一切が空であるということ

先日、親戚の叔母さんのお葬式があった。その前の日に、湯かんをして足に脚絆を履かせた時に、その冷たさに触れて、もう生きてはいないことを実感した。そして、昨日は、葬儀の後に焼かれた骨を骨壷に収めた。これは、ある意味すごいことだと思う。なぜなら、ついこないだまで生きて動いていた人を焼いて灰として骨壷に収めてしまうのだから。少しでも肉体に対する執着があったら、なかなか心情的には受け入れることができないのではないだろうか。これを当たり前のこととして受け入れている日本人は、たいしたものだと思う。
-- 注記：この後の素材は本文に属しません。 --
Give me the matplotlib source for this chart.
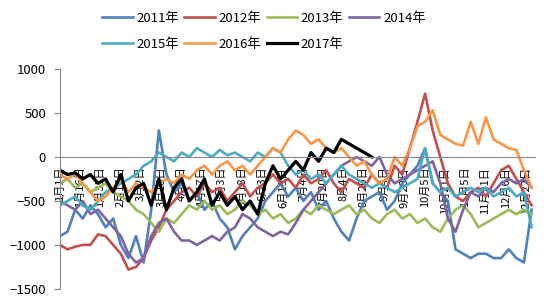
import numpy as np
import matplotlib
matplotlib.use('Agg')
from matplotlib import pyplot as plt

plt.rcParams['font.family'] = ['Noto Sans CJK SC', 'DejaVu Sans']

# values, one sample every ~4 trading days
y2011 = [-900, -850, -600, -700, -550, -650, -800, -700, -1000, -1150, -900, -1200, -600, 300, -200,
         -400, -300, -500, -400, -600, -500, -700, -800, -1050, -900, -800, -700, -500, -400, -300,
         -450, -350, -500, -400, -600, -500, -700, -850, -950, -700, -500, -450, -400, -600, -500,
         -300, -200, -100, 100, -300, -400, -500, -1050, -1100, -1150, -1100, -1100, -1150, -1150, -1050,
         -1150, -1200, -600]
y2012 = [-1000, -1050, -1020, -1000, -1000, -880, -900, -1000, -1100, -1280, -1250, -1150, -950, -800, -600,
         -500, -400, -350, -450, -300, -400, -350, -500, -400, -300, -450, -350, -300, -200, -300,
         -250, -350, -200, -300, -250, -150, -300, -400, -250, -300, -350, -200, -300, -350, -100,
         -200, 100, 400, 720, 300, 0, -300, -450, -500, -400, -350, -450, -300, -150, -100,
         -250, -400, -550]
y2013 = [-300, -250, -350, -300, -400, -350, -300, -400, -450, -500, -600, -650, -750, -850, -700,
         -750, -650, -550, -600, -500, -600, -550, -650, -600, -500, -550, -650, -600, -700, -650,
         -750, -700, -600, -650, -550, -600, -650, -600, -550, -650, -600, -700, -750, -650, -600,
         -700, -650, -750, -700, -800, -850, -700, -600, -550, -650, -800, -750, -700, -650, -600,
         -650, -600, -650]
y2014 = [-500, -550, -600, -500, -650, -600, -700, -800, -900, -1100, -1200, -1150, -900, -750, -700,
         -850, -950, -950, -1000, -950, -900, -950, -850, -800, -650, -700, -800, -850, -900, -850,
         -880, -750, -600, -500, -400, -300, -200, -100, -50, 0, -50, -100, 0, -200, -300,
         -250, -200, -150, -100, -50, -300, -700, -850, -600, -400, -450, -350, -400, -300, -250,
         -300, -250, -350]
y2015 = [-550, -500, -450, -550, -600, -500, -400, -350, -300, -250, -200, -100, -50, 50, 0,
         -50, 50, 0, 100, 50, 0, 80, 20, 50, 0, -50, 50, 0, 100, 50,
         -100, -200, -150, -250, -200, -300, -200, -100, -200, -250, -300, -350, -300, -350, -400,
         -350, -300, -250, 100, -300, -400, -350, -450, -400, -350, -400, -350, -450, -400, -350,
         -450, -400, -800]
y2016 = [-200, -250, -200, -300, -400, -500, -450, -350, -250, -400, -300, -350, -400, -300, -250,
         -300, -200, -250, -150, -100, -200, -100, -50, -150, -100, -200, -100, 0, 100, 50,
         200, 300, 250, 150, 200, 100, 50, 100, 0, -100, -50, -200, -300, -250, 0,
         -100, 100, 350, 400, 530, 250, 200, 150, 130, 400, 150, 450, 200, 150, 100,
         80, -150, -350]
y2017 = [-150, -200, -180, -250, -200, -300, -250, -400, -200, -500, -350, -300, -550, -250, -600,
         -350, -250, -500, -400, -250, -550, -400, -550, -450, -600, -500, -650, -300, -100, -250,
         -150, -50, -150, 50, -50, 100, 50, 200, 150, 100, 50, 0]

years = ['2011年', '2012年', '2013年', '2014年', '2015年', '2016年', '2017年']
series = [y2011, y2012, y2013, y2014, y2015, y2016, y2017]
line_colors = ['#4F81BD', '#C0504D', '#9BBB59', '#8064A2', '#4BACC6', '#F79646', '#000000']

tick_labels = ['1月1日', '1月16日', '1月31日', '2月15日', '3月2日', '3月18日', '4月2日', '4月17日',
               '5月3日', '5月18日', '6月3日', '6月19日', '7月4日', '7月20日', '8月4日', '8月20日',
               '9月4日', '9月20日', '10月5日', '10月21日', '11月5日', '11月21日', '12月6日', '12月22日']

step = 4.13  # trading days between samples

fig = plt.figure(figsize=(5.5, 3.0), dpi=100)
ax = fig.add_axes([0.109, 0.037, 0.864, 0.733])

handles = []
for vals, lab, c in zip(series, years, line_colors):
    x = np.arange(len(vals)) * step
    lw = 2.3 if c == '#000000' else 1.9
    h, = ax.plot(x, vals, color=c, lw=lw, label=lab)
    handles.append(h)

ax.spines['top'].set_visible(False)
ax.spines['right'].set_visible(False)
ax.spines['bottom'].set_position(('data', 0))
ax.spines['bottom'].set_color('#888888')
ax.spines['left'].set_color('#888888')

ax.set_xlim(0, 258)
ax.set_ylim(-1500, 1000)
ax.set_yticks([-1500, -1000, -500, 0, 500, 1000])
ax.set_xticks(np.arange(len(tick_labels)) * 11)
ax.set_xticklabels(tick_labels, rotation=90, fontsize=8, va='top')
ax.tick_params(axis='x', length=0, pad=7)
ax.tick_params(axis='y', length=4, color='#888888', labelsize=9.5, pad=6)

# legend fills column by column, so reorder to read row by row
order = [0, 4, 1, 5, 2, 6, 3]
fig.legend([handles[i] for i in order], [years[i] for i in order],
           loc='upper center', bbox_to_anchor=(0.48, 1.0), ncol=4, frameon=False,
           fontsize=9.5, handlelength=2.3, handletextpad=0.3, columnspacing=0.4,
           labelspacing=1.0)

fig.savefig('out.png', dpi=100)
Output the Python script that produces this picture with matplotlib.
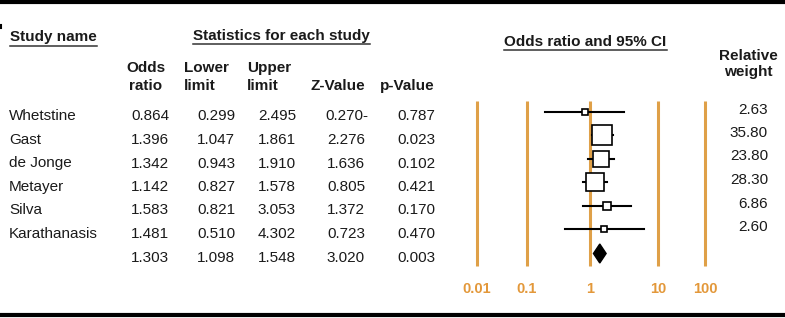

火葬が普及したのには、仏教の影響があるようだが、お葬式で聞くお経もそれなりに理解されているということだろうか。般若心経も身近な存在だし、これを写経したり解説本を読んだり声にだして毎日唱えている人もけっこういるのだろう。その冒頭に「観自在菩薩 行人深般若派羅密多時 照見五蘊皆空 度一切苦厄。」とある。肉体を含めこの世の一切が「空」と悟った時にこの世の一切の苦悩から開放された。たいていの宗派は、お葬式の時は般若心経を唱えるのかだら、子供の頃から無意識にでもこのお経を聞いていれば、自然と肉体への執着から離れて「死」を受け入れることができるようになるのだろう。そういう意味では、一般の人にとっては、お葬式が唯一の仏教の勉強の場でもあるのかもしれない。

日本人のように一切が空と割り切ることができれば、執着や恐れを火葬にして葬り収めることができる。子どもの頃は、お葬式のたびにこの間まで元気だった人が、火葬されて目の前に骨としてあることが不思議だった。人間ってなんなんだろうか。死ぬとどこへ行ってしまうのだろうかと思ったものだが、般若心経を唱えるようになってからは、その意味がよくわかるようになった。